Inch, who replaced a Merrill Lynch analyst accused of pumping Tyco's stock, believes that fundamental improvements will continue to drive the company's share price.

He points to cash flow generation in particular. He predicts the company will deliver $4 billion in free cash flow -- well ahead of current estimates -- as it streamlines its operations and capitalizes on rebounding economic conditions this year.

Morgan Stanley analyst Stephen Volkmann, who initiated coverage on Tyco this month with an overweight rating, is similarly bullish. Volkmann says the company's solid cash flow has already strengthened a balance sheet that worried some investors in the past. He believes the company can now focus more on optimizing its assets and increasing its margins. But he also admits that "the easy money has probably been made" in the stock.

Meanwhile, Volkmann acknowledges that risks still exist. He says that proposed legislation could eliminate some of the tax benefits Tyco enjoys as a Bermuda-based corporation. He also says that huge goodwill impairments, while unlikely, could lead to covenant violations that raise the company's borrowing costs.

In the meantime, Tyco still faces shareholder lawsuits and remains under investigation by the Securities and Exchange Commission. And even Volkmann is waiting for the company's new management to really prove itself.

"The key still is to gain trust, which will only come through continued operational success, in our view," Volkmann wrote early this month. "The plan is in place, and the results thus far appear promising. But a positive track record is the ultimate end game."

Caution Ahead

One analyst has expressed more caution.

Barry Bannister of Legg Mason raised several concerns after Tyco's latest earnings report in February. He said that Tyco posted organic sales growth of only 2% in the first quarter. He also saw some weakness in the company's cash flow.

"Working capital free cash flow fell short of our view," wrote Bannister, who has a hold rating on the stock. "So Tyco is underspending depreciation and reducing acquisitions as offsets."

Still, Bannister expects Tyco to top its own guidance by generating $3.46 billion in free cash flow this year. But he also sees the potential for an earnings shortfall at a time when, he believes, the company needs to be delivering upside surprises just to justify its current stock price.

He isn't terribly optimistic, either. He says margins "are bouncing along rock bottom" in the construction business. They may have peaked in the health care division. And they are "struggling to maintain lift" in the electronics unit.

Ultimately, Bannister believes that Tyco is worth only $25 a share even with some of the company's biggest risks behind it. In contrast, Volkmann feels that Tyco's stock is worth a full $10 more.

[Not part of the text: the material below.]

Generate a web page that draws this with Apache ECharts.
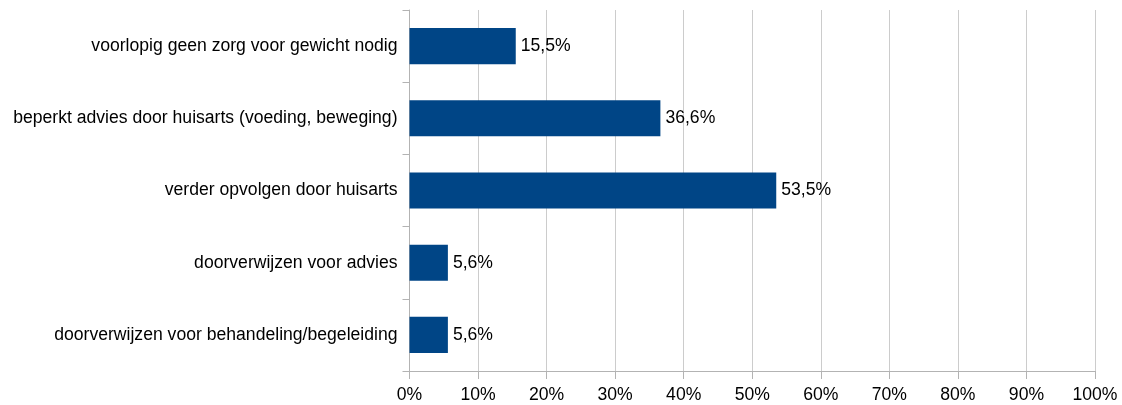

"Legacy legal issues are still an overhang," Volkmann conceded. "We think this risk is real. But considering the outcomes of other high-profile suits, we think the overall effect on the company should be modest."

Inch downplayed the current fraud trial in particular.

"The realization of sustained cash generation, the success of business streamlining initiatives and leverage due to a rebounding electronics cycle should continue to drive the stock over time, in our view, rather than the outcome of the former management's trial," Inch wrote on Monday.

Stuck in Idle

So far, the judge presiding over the six-month fraud case has refused to declare a mistrial.

But in recent days, a sole juror appeared to be holding out for an acquittal. And at least one legal expert believes the jury could remain hung.

"When someone has refused to budge for this long, things are usually poisoned already," said Kirby Behre, an attorney who practices at the international law firm of Paul Hastings Janofsky & Walker. "Just one person can gum up the works. ... That's what makes criminal convictions so hard."

Behre, himself a former prosecutor, lays part of the blame on the government. He says the government has spent too long trying its case against the former Tyco executives -- and "familiarity can breed contempt" among jurors when that happens.

Still, Behre stops well short of declaring victory for the defense. He says a hung jury, with only one juror blocking a conviction, actually bodes well for the prosecution.

But he doubts that any jury decision -- now or later -- will really move Tyco's stock.

"These guys are not engaged in this conduct any more," Behre explained. "Typically, you see the stock impacted when these types of charges are announced -- long before any verdict" is delivered.